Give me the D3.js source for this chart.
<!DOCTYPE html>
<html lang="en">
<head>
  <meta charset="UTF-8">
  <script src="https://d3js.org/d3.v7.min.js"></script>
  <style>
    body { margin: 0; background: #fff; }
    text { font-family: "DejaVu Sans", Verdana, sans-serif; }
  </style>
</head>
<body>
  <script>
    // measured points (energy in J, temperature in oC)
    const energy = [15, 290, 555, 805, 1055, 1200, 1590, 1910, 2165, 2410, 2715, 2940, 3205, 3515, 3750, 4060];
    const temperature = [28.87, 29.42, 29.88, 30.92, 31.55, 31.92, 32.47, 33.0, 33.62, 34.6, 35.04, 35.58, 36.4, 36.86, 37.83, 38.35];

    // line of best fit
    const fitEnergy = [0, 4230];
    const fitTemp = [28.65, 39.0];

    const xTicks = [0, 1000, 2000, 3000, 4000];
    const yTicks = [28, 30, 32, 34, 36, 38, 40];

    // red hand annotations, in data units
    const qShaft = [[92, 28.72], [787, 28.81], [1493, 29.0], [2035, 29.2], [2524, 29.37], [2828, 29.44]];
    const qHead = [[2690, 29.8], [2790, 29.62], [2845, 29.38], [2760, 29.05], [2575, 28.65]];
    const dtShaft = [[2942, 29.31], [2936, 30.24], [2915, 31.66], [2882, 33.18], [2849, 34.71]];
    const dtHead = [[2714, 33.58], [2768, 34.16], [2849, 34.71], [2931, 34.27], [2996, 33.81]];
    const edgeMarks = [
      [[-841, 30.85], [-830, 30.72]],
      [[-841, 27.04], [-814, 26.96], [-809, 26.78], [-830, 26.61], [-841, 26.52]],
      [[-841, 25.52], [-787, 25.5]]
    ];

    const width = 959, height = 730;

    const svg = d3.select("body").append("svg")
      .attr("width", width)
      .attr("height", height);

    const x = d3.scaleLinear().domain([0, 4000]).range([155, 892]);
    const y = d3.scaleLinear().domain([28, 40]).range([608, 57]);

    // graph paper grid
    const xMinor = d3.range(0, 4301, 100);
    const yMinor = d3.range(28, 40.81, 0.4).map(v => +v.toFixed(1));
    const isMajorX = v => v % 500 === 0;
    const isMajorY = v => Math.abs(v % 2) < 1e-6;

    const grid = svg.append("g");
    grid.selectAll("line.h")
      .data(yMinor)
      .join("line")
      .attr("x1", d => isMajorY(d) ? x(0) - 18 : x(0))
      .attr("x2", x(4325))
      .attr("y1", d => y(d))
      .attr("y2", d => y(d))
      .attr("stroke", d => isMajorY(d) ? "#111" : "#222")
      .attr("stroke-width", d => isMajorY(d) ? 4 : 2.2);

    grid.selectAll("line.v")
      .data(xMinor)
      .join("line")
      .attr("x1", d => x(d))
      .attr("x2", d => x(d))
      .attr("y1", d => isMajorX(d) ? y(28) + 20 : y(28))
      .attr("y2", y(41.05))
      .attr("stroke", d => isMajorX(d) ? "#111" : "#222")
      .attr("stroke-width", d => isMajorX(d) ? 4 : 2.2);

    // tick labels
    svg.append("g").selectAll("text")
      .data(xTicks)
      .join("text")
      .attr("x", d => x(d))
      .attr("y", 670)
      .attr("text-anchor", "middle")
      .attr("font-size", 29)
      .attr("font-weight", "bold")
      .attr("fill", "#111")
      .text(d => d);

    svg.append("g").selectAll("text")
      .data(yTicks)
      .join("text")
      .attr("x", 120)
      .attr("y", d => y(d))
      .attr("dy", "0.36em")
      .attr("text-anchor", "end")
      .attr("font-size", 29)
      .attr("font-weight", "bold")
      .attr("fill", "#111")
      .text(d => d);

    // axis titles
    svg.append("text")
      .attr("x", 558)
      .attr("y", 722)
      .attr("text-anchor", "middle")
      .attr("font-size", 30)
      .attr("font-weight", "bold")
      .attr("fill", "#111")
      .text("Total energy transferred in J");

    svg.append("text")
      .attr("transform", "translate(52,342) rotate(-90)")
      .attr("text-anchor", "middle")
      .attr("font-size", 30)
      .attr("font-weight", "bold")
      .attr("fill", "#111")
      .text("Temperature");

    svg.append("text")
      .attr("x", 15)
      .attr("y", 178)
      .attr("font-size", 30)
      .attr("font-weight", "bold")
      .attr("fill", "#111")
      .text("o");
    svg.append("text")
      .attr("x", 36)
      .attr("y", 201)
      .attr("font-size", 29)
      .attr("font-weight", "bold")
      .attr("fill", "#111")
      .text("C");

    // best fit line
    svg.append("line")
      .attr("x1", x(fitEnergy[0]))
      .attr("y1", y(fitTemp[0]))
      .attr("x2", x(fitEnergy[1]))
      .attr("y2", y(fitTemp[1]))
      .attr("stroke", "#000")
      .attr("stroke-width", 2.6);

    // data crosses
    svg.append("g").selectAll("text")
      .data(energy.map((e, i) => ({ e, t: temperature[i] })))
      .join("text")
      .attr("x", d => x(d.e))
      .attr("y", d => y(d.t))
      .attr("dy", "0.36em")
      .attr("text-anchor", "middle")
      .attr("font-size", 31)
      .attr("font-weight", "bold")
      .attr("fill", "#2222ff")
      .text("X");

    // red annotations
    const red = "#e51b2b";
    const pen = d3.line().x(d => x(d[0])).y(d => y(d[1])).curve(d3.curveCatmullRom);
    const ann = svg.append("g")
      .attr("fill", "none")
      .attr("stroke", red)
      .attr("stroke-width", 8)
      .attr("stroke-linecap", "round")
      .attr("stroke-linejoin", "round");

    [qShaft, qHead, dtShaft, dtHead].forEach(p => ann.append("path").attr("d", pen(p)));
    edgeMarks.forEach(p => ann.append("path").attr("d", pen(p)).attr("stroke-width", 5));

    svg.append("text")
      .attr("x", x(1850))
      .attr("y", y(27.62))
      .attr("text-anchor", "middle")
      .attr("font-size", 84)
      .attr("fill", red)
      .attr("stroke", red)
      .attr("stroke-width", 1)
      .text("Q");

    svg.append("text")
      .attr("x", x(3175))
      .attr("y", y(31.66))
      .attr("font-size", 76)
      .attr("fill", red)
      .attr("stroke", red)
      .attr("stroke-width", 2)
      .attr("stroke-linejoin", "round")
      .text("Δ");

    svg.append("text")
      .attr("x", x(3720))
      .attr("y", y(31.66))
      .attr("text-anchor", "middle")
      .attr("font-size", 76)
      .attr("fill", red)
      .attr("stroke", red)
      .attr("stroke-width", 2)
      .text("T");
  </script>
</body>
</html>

What is expected: Each line above must be printed exactly as it appears.

Exercise solution:
Give me the D3.js source for this chart.
<!DOCTYPE html>
<html lang="en">
<head>
  <meta charset="UTF-8">
  <script src="https://d3js.org/d3.v7.min.js"></script>
  <style>
    body { margin: 0; background: #fff; }
    text { font-family: "DejaVu Sans", Verdana, sans-serif; }
  </style>
</head>
<body>
  <script>
    // measured points (energy in J, temperature in oC)
    const energy = [15, 290, 555, 805, 1055, 1200, 1590, 1910, 2165, 2410, 2715, 2940, 3205, 3515, 3750, 4060];
    const temperature = [28.87, 29.42, 29.88, 30.92, 31.55, 31.92, 32.47, 33.0, 33.62, 34.6, 35.04, 35.58, 36.4, 36.86, 37.83, 38.35];

    // line of best fit
    const fitEnergy = [0, 4230];
    const fitTemp = [28.65, 39.0];

    const xTicks = [0, 1000, 2000, 3000, 4000];
    const yTicks = [28, 30, 32, 34, 36, 38, 40];

    // red hand annotations, in data units
    const qShaft = [[92, 28.72], [787, 28.81], [1493, 29.0], [2035, 29.2], [2524, 29.37], [2828, 29.44]];
    const qHead = [[2690, 29.8], [2790, 29.62], [2845, 29.38], [2760, 29.05], [2575, 28.65]];
    const dtShaft = [[2942, 29.31], [2936, 30.24], [2915, 31.66], [2882, 33.18], [2849, 34.71]];
    const dtHead = [[2714, 33.58], [2768, 34.16], [2849, 34.71], [2931, 34.27], [2996, 33.81]];
    const edgeMarks = [
      [[-841, 30.85], [-830, 30.72]],
      [[-841, 27.04], [-814, 26.96], [-809, 26.78], [-830, 26.61], [-841, 26.52]],
      [[-841, 25.52], [-787, 25.5]]
    ];

    const width = 959, height = 730;

    const svg = d3.select("body").append("svg")
      .attr("width", width)
      .attr("height", height);

    const x = d3.scaleLinear().domain([0, 4000]).range([155, 892]);
    const y = d3.scaleLinear().domain([28, 40]).range([608, 57]);

    // graph paper grid
    const xMinor = d3.range(0, 4301, 100);
    const yMinor = d3.range(28, 40.81, 0.4).map(v => +v.toFixed(1));
    const isMajorX = v => v % 500 === 0;
    const isMajorY = v => Math.abs(v % 2) < 1e-6;

    const grid = svg.append("g");
    grid.selectAll("line.h")
      .data(yMinor)
      .join("line")
      .attr("x1", d => isMajorY(d) ? x(0) - 18 : x(0))
      .attr("x2", x(4325))
      .attr("y1", d => y(d))
      .attr("y2", d => y(d))
      .attr("stroke", d => isMajorY(d) ? "#111" : "#222")
      .attr("stroke-width", d => isMajorY(d) ? 4 : 2.2);

    grid.selectAll("line.v")
      .data(xMinor)
      .join("line")
      .attr("x1", d => x(d))
      .attr("x2", d => x(d))
      .attr("y1", d => isMajorX(d) ? y(28) + 20 : y(28))
      .attr("y2", y(41.05))
      .attr("stroke", d => isMajorX(d) ? "#111" : "#222")
      .attr("stroke-width", d => isMajorX(d) ? 4 : 2.2);

    // tick labels
    svg.append("g").selectAll("text")
      .data(xTicks)
      .join("text")
      .attr("x", d => x(d))
      .attr("y", 670)
      .attr("text-anchor", "middle")
      .attr("font-size", 29)
      .attr("font-weight", "bold")
      .attr("fill", "#111")
      .text(d => d);

    svg.append("g").selectAll("text")
      .data(yTicks)
      .join("text")
      .attr("x", 120)
      .attr("y", d => y(d))
      .attr("dy", "0.36em")
      .attr("text-anchor", "end")
      .attr("font-size", 29)
      .attr("font-weight", "bold")
      .attr("fill", "#111")
      .text(d => d);

    // axis titles
    svg.append("text")
      .attr("x", 558)
      .attr("y", 722)
      .attr("text-anchor", "middle")
      .attr("font-size", 30)
      .attr("font-weight", "bold")
      .attr("fill", "#111")
      .text("Total energy transferred in J");

    svg.append("text")
      .attr("transform", "translate(52,342) rotate(-90)")
      .attr("text-anchor", "middle")
      .attr("font-size", 30)
      .attr("font-weight", "bold")
      .attr("fill", "#111")
      .text("Temperature");

    svg.append("text")
      .attr("x", 15)
      .attr("y", 178)
      .attr("font-size", 30)
      .attr("font-weight", "bold")
      .attr("fill", "#111")
      .text("o");
    svg.append("text")
      .attr("x", 36)
      .attr("y", 201)
      .attr("font-size", 29)
      .attr("font-weight", "bold")
      .attr("fill", "#111")
      .text("C");

    // best fit line
    svg.append("line")
      .attr("x1", x(fitEnergy[0]))
      .attr("y1", y(fitTemp[0]))
      .attr("x2", x(fitEnergy[1]))
      .attr("y2", y(fitTemp[1]))
      .attr("stroke", "#000")
      .attr("stroke-width", 2.6);

    // data crosses
    svg.append("g").selectAll("text")
      .data(energy.map((e, i) => ({ e, t: temperature[i] })))
      .join("text")
      .attr("x", d => x(d.e))
      .attr("y", d => y(d.t))
      .attr("dy", "0.36em")
      .attr("text-anchor", "middle")
      .attr("font-size", 31)
      .attr("font-weight", "bold")
      .attr("fill", "#2222ff")
      .text("X");

    // red annotations
    const red = "#e51b2b";
    const pen = d3.line().x(d => x(d[0])).y(d => y(d[1])).curve(d3.curveCatmullRom);
    const ann = svg.append("g")
      .attr("fill", "none")
      .attr("stroke", red)
      .attr("stroke-width", 8)
      .attr("stroke-linecap", "round")
      .attr("stroke-linejoin", "round");

    [qShaft, qHead, dtShaft, dtHead].forEach(p => ann.append("path").attr("d", pen(p)));
    edgeMarks.forEach(p => ann.append("path").attr("d", pen(p)).attr("stroke-width", 5));

    svg.append("text")
      .attr("x", x(1850))
      .attr("y", y(27.62))
      .attr("text-anchor", "middle")
      .attr("font-size", 84)
      .attr("fill", red)
      .attr("stroke", red)
      .attr("stroke-width", 1)
      .text("Q");

    svg.append("text")
      .attr("x", x(3175))
      .attr("y", y(31.66))
      .attr("font-size", 76)
      .attr("fill", red)
      .attr("stroke", red)
      .attr("stroke-width", 2)
      .attr("stroke-linejoin", "round")
      .text("Δ");

    svg.append("text")
      .attr("x", x(3720))
      .attr("y", y(31.66))
      .attr("text-anchor", "middle")
      .attr("font-size", 76)
      .attr("fill", red)
      .attr("stroke", red)
      .attr("stroke-width", 2)
      .text("T");
  </script>
</body>
</html>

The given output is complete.